Take a look at this chart.

I can tell you there is big environmental change here this season, as is evidenced by the Triangle. Being one of the folks here who gets to spend a good deal of time under that ice, in the 28° F waters of the Ross Sea, I can report that there is also a big change in visibility this year. Our normally 2000 foot visibility is reduced to 300 feet or 400 feet. The water seems almost milky or chalky, and visibility is worsening as the season continues in an accelerating manner.

Ice has been thin and snow-covered in many pre-B-15 seasons, without any change in visibility; so we know this odd and poor visibility is not a result of that. It is a change that has not been see before and we don’t even have a guess as to why it is occurring. The National Science Foundation likes to say that Antarctica is the canary in the coal mine for climate change—I hope that meme makes the point that changes like this demand our attention. I ‘ve even noticed a few jellies and other creatures more associated with the open water appearing way back under the sea ice. They don’t usually show up until the ice edge is much closer, a month or so from now. Yet another mystery of this very odd season.
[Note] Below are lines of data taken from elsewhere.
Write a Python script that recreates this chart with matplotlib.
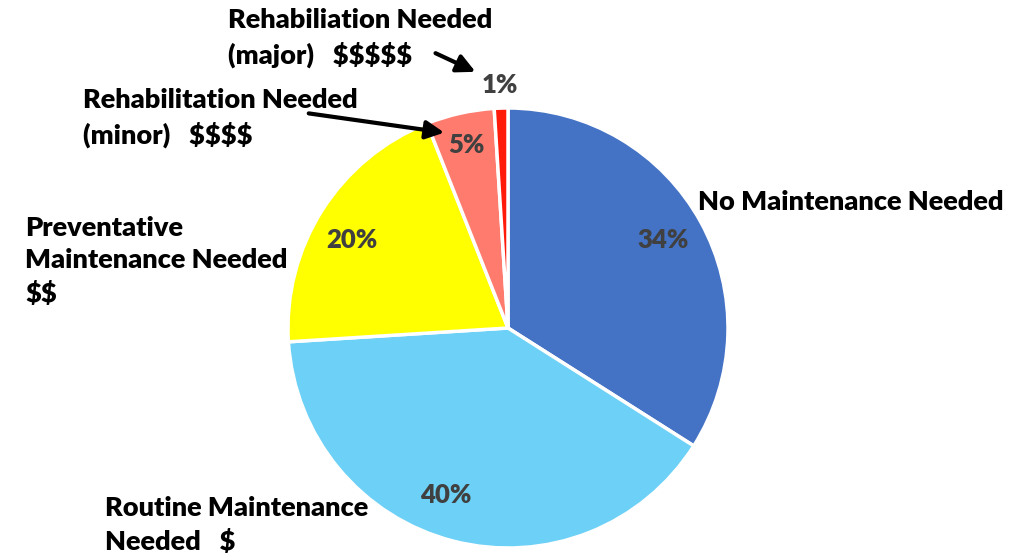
import matplotlib
matplotlib.use("Agg")
import matplotlib.pyplot as plt

# data
categories = ["No Maintenance Needed", "Routine Maintenance\nNeeded   $",
              "Preventative\nMaintenance Needed\n$$",
              "Rehabilitation Needed\n(minor)   $$$$",
              "Rehabiliation Needed\n(major)   $$$$$"]
shares = [34, 40, 20, 5, 1]
pct_labels = ["34%", "40%", "20%", "5%", "1%"]
colors = ["#4472C4", "#6DD0F6", "#FFFF00", "#FF7B6E", "#FF1A0A"]

W, H = 1028, 555
plt.rcParams['font.family'] = ['Lato', 'DejaVu Sans']
plt.rcParams['text.parse_math'] = False

fig = plt.figure(figsize=(W / 100, H / 100), dpi=100)
ax = fig.add_axes([0, 0, 1, 1])

# pie in pixel coords (y axis flipped, so counterclock=True draws clockwise on screen)
wedges, _ = ax.pie(shares, colors=colors, startangle=-90, counterclock=True,
                   center=(508, 328), radius=220, frame=True,
                   wedgeprops=dict(edgecolor='white', linewidth=2.5))
ax.set_xlim(0, W)
ax.set_ylim(H, 0)
ax.set_aspect('equal')
ax.axis('off')

pct_pos = [(663, 240), (446, 495), (352, 240), (466, 145), (500, 85)]
for txt, (x, y) in zip(pct_labels, pct_pos):
    ax.text(x, y, txt, ha='center', va='center', fontsize=18.5,
            fontweight='heavy', color='#404040')

cat_pos = [(698, 202), (105, 525), (25, 261), (83, 118), (228, 38)]
for txt, (x, y) in zip(categories, cat_pos):
    ax.text(x, y, txt, ha='left', va='center', fontsize=19.5,
            fontweight='heavy', color='black', linespacing=1.42)

# arrows to the small slices
arrow = dict(arrowstyle='-|>,head_length=1.1,head_width=0.55', color='black', lw=3)
ax.annotate('', xy=(447, 133), xytext=(306, 113), arrowprops=arrow)
ax.annotate('', xy=(478, 73), xytext=(433, 52), arrowprops=arrow)

fig.savefig('out.png', dpi=100)
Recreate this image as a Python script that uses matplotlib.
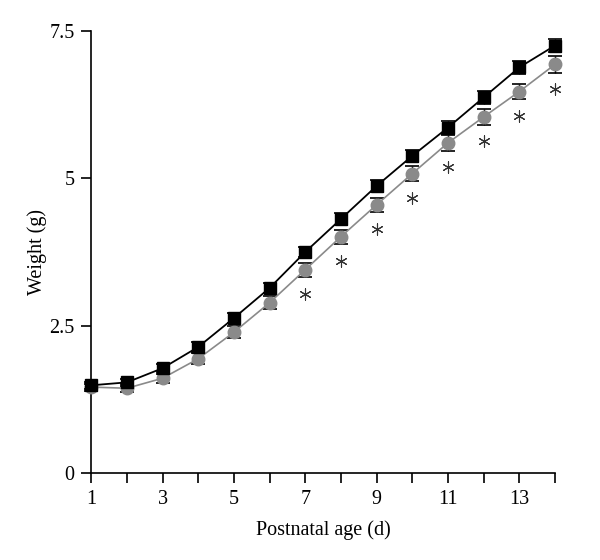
import matplotlib.pyplot as plt

# postnatal age (days)
days = list(range(1, 15))

# black squares (control) and gray circles
weight_black = [1.49, 1.54, 1.78, 2.14, 2.63, 3.14, 3.75, 4.31, 4.87, 5.38, 5.86, 6.37, 6.88, 7.25]
err_black = [0.06, 0.06, 0.07, 0.08, 0.08, 0.09, 0.09, 0.10, 0.10, 0.10, 0.11, 0.11, 0.11, 0.11]
weight_gray = [1.46, 1.44, 1.61, 1.94, 2.39, 2.89, 3.45, 4.01, 4.55, 5.08, 5.60, 6.04, 6.47, 6.93]
err_gray = [0.06, 0.07, 0.08, 0.09, 0.10, 0.11, 0.12, 0.12, 0.12, 0.12, 0.13, 0.13, 0.13, 0.14]

# days marked significant
star_days = [7, 8, 9, 10, 11, 12, 13, 14]

plt.rcParams['font.family'] = ['Liberation Serif', 'DejaVu Serif']

fig = plt.figure(figsize=(6, 5.6), dpi=100)
ax = fig.add_axes([0.152, 0.155, 0.773, 0.79])

ax.errorbar(days, weight_gray, yerr=err_gray, color='#8a8a8a', ecolor='black',
            elinewidth=1.0, capsize=5, capthick=1.2, marker='o', markersize=9,
            markeredgecolor='#8a8a8a', markerfacecolor='#8a8a8a', linewidth=1.2, zorder=3)
ax.errorbar(days, weight_black, yerr=err_black, color='black', ecolor='black',
            elinewidth=1.0, capsize=5, capthick=1.2, marker='s', markersize=9,
            linewidth=1.3, zorder=4)

star_y = [weight_gray[days.index(d)] - 0.41 for d in star_days]
ax.scatter(star_days, star_y, marker=(6, 2, 0), s=65, color='#333333',
           linewidths=0.8, zorder=5)

ax.set_xlim(1, 14)
ax.set_ylim(0, 7.5)
ax.set_xticks(days)
ax.set_xticklabels([str(d) if d % 2 == 1 else '' for d in days])
ax.set_yticks([0, 2.5, 5, 7.5])
ax.set_yticklabels(['0', '2.5', '5', '7.5'])
ax.spines['top'].set_visible(False)
ax.spines['right'].set_visible(False)
ax.tick_params(direction='out', length=7, width=1.2, labelsize=14.5, pad=5)
for s in ['left', 'bottom']:
    ax.spines[s].set_linewidth(1.2)

ax.set_xlabel('Postnatal age (d)', fontsize=14.5, labelpad=8)
ax.set_ylabel('Weight (g)', fontsize=14.5, labelpad=2)

for line in ax.lines + ax.collections:
    line.set_clip_on(False)

fig.savefig('out.png', dpi=100)
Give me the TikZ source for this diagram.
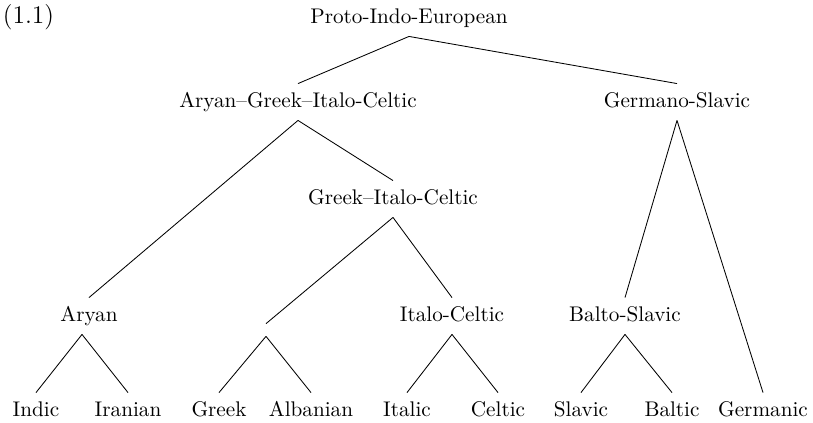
\documentclass[tikz,border=0pt]{standalone}
\usetikzlibrary{positioning}
\begin{document}
\begin{tikzpicture}[x=0.472pt,y=-0.472pt]
                    \tikzstyle{every node}+=[inner sep=4pt,text height=7pt,text depth=2pt]
                    \tikzstyle{gap}=[inner sep=2.8pt,text height=0pt,text depth=0pt]
                    \useasboundingbox (0,0) rectangle (813,422);
                    \node[font=\large] (num) at (28.5,18) {(1.1)};
                    \node (pie) at (409,18) {Proto-Indo-European};
                    \node (agic) at (298,102) {Aryan--Greek--Italo-Celtic};
                    \node (gersl) at (677,102) {Germano-Slavic};
                    \node (gic) at (393,199) {Greek--Italo-Celtic};
                    \node (aryan) at (89,316) {Aryan};
                    \node[gap] (grkalb) at (266,330) {};
                    \node (itcel) at (452,316) {Italo-Celtic};
                    \node (balsl) at (625,316) {Balto-Slavic};
                    \node (indic) at (36,411) {Indic};
                    \node (iran) at (128,411) {Iranian};
                    \node (greek) at (219,411) {Greek};
                    \node (alb) at (311,411) {Albanian};
                    \node (ital) at (407,411) {Italic};
                    \node (celt) at (498,411) {Celtic};
                    \node (slav) at (581,411) {Slavic};
                    \node (balt) at (672,411) {Baltic};
                    \node (germ) at (763,411) {Germanic};
                    % upper branches
                    \draw (pie.south) -- (agic.north);
                    \draw (pie.south) -- (gersl.north);
                    \draw (agic.south) -- (aryan.north);
                    \draw (agic.south) -- (gic.north);
                    \draw (gic.south) -- (grkalb.north);
                    \draw (gic.south) -- (itcel.north);
                    \draw (gersl.south) -- (balsl.north);
                    \draw (gersl.south) -- (germ.north);
                    % leaves
                    \draw ([xshift=-3.3pt]aryan.south) -- (indic.north);
                    \draw ([xshift=-3.3pt]aryan.south) -- (iran.north);
                    \draw (grkalb.south) -- (greek.north);
                    \draw (grkalb.south) -- (alb.north);
                    \draw (itcel.south) -- (ital.north);
                    \draw (itcel.south) -- (celt.north);
                    \draw (balsl.south) -- (slav.north);
                    \draw (balsl.south) -- (balt.north);
\end{tikzpicture}
\end{document}
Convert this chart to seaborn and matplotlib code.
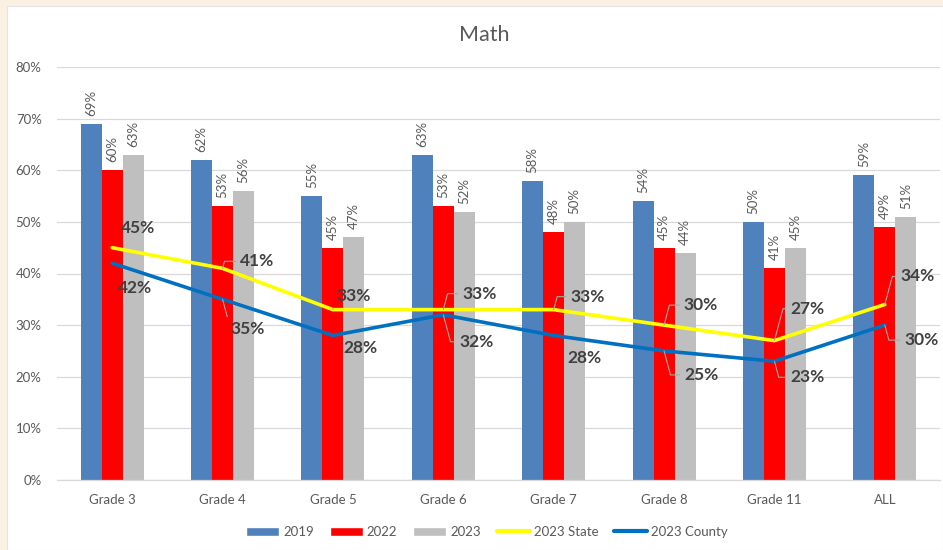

Has a significant alteration in climate brought on these environmental changes? Will this be the new norm, and will scientists no longer have their fish hut camps out on the sea ice? Time and further research will tell. Something is going on here that has been a wake-up call for those of us who work on the ice this season. We will continue to react to a changing environment and try to figure out why it might be changing.